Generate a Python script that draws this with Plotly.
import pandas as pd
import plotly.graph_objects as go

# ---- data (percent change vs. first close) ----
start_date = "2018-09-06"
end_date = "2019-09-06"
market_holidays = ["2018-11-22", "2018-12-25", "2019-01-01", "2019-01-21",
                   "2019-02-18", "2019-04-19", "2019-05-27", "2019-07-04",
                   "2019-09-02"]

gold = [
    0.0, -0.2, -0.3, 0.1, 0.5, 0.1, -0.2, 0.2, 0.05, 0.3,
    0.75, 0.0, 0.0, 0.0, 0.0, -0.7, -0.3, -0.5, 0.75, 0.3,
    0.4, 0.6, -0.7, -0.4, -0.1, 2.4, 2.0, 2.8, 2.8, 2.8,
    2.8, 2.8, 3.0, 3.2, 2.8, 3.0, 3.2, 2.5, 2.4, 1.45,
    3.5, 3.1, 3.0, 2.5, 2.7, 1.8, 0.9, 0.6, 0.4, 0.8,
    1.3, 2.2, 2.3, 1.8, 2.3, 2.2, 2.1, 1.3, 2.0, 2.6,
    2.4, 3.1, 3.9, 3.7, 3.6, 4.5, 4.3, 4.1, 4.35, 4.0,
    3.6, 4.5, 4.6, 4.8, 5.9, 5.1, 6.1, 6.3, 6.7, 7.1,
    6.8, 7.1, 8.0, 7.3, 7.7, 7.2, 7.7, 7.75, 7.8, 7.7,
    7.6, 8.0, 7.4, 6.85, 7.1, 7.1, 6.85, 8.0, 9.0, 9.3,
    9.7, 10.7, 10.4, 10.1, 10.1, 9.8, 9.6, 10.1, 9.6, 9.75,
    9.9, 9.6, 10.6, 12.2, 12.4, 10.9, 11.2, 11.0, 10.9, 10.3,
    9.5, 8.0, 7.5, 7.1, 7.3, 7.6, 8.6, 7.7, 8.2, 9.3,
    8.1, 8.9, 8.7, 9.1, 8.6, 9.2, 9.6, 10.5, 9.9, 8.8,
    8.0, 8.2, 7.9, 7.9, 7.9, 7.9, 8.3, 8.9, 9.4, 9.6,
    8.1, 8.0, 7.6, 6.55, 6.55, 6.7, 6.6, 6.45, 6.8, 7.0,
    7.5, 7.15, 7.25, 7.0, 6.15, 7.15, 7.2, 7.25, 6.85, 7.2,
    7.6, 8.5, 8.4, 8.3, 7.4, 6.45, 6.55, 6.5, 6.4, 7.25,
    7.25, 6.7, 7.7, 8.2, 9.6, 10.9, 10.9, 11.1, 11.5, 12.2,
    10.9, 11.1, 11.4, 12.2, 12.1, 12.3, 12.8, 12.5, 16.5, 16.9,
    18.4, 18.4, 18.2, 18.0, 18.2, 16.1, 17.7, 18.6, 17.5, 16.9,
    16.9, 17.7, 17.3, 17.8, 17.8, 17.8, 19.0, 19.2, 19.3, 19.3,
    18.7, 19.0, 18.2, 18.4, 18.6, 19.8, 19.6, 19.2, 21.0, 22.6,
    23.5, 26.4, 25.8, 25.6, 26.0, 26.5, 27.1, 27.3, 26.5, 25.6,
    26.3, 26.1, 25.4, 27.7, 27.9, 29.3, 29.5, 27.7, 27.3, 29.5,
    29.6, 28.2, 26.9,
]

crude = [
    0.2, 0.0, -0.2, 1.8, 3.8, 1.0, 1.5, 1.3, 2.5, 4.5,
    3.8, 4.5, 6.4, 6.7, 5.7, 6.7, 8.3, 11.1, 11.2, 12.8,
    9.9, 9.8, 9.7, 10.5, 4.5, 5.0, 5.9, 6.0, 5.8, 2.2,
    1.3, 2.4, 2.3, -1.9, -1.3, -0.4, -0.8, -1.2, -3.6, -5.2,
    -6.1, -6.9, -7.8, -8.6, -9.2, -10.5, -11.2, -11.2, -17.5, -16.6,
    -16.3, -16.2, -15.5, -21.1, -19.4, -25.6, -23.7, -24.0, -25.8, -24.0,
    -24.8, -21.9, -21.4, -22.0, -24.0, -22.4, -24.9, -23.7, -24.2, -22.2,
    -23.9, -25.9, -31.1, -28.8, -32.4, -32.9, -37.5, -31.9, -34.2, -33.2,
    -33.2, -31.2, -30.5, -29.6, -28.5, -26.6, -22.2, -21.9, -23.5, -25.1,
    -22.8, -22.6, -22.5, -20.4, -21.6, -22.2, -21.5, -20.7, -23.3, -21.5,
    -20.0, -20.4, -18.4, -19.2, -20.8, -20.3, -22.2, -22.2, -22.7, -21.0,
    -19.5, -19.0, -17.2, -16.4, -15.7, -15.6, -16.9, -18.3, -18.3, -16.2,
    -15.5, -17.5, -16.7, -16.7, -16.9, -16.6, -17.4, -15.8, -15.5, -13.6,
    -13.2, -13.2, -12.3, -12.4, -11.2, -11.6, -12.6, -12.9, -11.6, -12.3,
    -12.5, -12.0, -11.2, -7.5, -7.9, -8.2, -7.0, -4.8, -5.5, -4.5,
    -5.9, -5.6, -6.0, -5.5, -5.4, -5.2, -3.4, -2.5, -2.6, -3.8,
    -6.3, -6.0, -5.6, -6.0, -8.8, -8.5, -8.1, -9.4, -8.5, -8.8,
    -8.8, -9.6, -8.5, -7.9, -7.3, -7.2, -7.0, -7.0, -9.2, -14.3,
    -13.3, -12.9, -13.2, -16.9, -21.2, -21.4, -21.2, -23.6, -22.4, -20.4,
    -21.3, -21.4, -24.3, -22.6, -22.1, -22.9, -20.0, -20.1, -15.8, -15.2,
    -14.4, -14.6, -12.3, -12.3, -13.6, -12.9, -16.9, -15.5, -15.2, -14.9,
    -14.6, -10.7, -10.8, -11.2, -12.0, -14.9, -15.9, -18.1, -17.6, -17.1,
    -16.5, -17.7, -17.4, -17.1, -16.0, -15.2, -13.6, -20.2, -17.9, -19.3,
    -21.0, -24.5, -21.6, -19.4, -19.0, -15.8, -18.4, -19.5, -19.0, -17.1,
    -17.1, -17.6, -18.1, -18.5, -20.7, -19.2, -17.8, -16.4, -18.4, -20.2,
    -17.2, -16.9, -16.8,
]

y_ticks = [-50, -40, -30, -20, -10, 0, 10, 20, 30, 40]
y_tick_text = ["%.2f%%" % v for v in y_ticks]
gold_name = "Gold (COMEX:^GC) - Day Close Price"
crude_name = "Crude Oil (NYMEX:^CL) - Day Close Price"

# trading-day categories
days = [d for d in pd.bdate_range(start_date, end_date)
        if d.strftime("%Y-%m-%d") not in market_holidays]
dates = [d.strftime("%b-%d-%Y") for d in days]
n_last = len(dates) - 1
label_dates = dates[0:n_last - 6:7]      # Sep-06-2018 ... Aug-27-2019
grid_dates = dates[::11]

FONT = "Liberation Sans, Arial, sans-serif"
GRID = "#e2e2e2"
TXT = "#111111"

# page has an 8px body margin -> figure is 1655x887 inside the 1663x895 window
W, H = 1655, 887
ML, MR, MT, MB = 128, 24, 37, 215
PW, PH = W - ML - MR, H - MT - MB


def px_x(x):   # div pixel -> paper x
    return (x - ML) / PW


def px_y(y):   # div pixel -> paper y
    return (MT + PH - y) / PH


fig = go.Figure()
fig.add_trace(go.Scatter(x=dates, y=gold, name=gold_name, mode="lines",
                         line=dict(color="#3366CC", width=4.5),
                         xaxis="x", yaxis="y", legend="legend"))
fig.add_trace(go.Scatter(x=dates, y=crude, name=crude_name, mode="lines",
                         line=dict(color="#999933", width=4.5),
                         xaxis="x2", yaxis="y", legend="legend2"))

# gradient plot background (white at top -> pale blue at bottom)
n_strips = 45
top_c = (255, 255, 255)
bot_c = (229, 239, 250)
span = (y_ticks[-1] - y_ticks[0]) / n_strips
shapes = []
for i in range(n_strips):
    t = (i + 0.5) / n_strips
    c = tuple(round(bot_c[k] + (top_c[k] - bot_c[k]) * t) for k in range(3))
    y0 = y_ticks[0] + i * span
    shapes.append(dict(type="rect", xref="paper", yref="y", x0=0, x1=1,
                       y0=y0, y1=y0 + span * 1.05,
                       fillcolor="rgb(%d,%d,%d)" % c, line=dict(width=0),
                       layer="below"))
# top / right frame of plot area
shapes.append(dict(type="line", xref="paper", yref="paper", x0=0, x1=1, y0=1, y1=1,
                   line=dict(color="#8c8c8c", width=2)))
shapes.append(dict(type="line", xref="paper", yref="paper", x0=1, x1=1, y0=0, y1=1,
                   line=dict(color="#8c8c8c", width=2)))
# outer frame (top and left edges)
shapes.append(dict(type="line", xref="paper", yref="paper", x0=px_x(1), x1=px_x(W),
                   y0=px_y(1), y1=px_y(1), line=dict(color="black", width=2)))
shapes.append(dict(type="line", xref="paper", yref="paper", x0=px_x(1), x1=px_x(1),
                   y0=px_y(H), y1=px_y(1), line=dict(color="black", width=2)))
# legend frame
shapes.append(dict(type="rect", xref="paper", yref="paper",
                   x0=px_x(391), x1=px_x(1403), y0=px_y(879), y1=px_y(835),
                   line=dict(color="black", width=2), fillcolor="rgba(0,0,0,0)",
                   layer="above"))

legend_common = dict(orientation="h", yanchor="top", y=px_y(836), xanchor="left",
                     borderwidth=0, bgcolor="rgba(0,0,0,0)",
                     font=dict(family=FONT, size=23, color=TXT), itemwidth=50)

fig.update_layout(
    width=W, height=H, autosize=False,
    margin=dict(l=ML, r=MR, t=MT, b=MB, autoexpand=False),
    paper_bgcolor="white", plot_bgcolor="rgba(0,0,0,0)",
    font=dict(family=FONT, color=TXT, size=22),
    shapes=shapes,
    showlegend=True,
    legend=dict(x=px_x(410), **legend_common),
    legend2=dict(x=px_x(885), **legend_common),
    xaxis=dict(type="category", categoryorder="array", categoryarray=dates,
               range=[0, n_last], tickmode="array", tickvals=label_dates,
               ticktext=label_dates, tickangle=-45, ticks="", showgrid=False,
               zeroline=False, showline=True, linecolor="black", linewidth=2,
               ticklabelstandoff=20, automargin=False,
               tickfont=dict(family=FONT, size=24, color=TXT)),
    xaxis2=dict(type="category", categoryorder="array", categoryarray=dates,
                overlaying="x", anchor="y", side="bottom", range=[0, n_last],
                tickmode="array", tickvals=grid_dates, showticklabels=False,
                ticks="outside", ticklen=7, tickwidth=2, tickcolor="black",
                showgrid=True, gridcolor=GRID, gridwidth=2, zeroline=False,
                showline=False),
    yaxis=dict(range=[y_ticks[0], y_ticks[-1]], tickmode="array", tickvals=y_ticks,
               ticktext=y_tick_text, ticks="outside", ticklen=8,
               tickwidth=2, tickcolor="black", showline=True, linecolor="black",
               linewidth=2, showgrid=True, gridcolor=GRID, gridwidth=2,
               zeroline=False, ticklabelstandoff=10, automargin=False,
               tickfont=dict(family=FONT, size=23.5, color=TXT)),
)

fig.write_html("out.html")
───
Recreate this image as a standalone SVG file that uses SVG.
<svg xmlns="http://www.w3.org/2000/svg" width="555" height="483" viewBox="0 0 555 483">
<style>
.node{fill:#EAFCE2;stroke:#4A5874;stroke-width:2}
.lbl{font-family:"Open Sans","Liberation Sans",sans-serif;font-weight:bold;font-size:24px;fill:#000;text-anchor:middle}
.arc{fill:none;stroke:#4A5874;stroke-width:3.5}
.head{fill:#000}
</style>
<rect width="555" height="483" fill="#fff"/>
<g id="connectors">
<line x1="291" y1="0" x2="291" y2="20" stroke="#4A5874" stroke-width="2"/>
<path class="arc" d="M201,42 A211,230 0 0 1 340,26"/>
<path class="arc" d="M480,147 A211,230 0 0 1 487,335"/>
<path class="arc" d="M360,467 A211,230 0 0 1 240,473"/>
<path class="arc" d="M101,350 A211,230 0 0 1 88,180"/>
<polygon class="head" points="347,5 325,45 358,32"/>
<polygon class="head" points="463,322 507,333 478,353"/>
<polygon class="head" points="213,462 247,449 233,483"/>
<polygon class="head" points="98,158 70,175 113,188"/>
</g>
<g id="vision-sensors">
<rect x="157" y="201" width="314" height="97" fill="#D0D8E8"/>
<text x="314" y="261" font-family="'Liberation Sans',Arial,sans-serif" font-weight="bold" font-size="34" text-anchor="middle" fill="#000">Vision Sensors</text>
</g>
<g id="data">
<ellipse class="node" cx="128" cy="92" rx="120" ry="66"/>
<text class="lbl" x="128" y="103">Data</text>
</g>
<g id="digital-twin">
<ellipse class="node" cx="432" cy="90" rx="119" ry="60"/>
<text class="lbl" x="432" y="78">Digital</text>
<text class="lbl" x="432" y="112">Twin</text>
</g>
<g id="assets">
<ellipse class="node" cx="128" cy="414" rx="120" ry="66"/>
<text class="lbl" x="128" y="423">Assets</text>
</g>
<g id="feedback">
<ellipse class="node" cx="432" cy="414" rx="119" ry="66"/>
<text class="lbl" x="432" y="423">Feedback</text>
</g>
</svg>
───
TASK BRIEF >> Show, from the material above, each line that includes the string "this".

EXPECTED ANSWER >>
Generate a Python script that draws this with Plotly.
Recreate this image as a standalone SVG file that uses SVG.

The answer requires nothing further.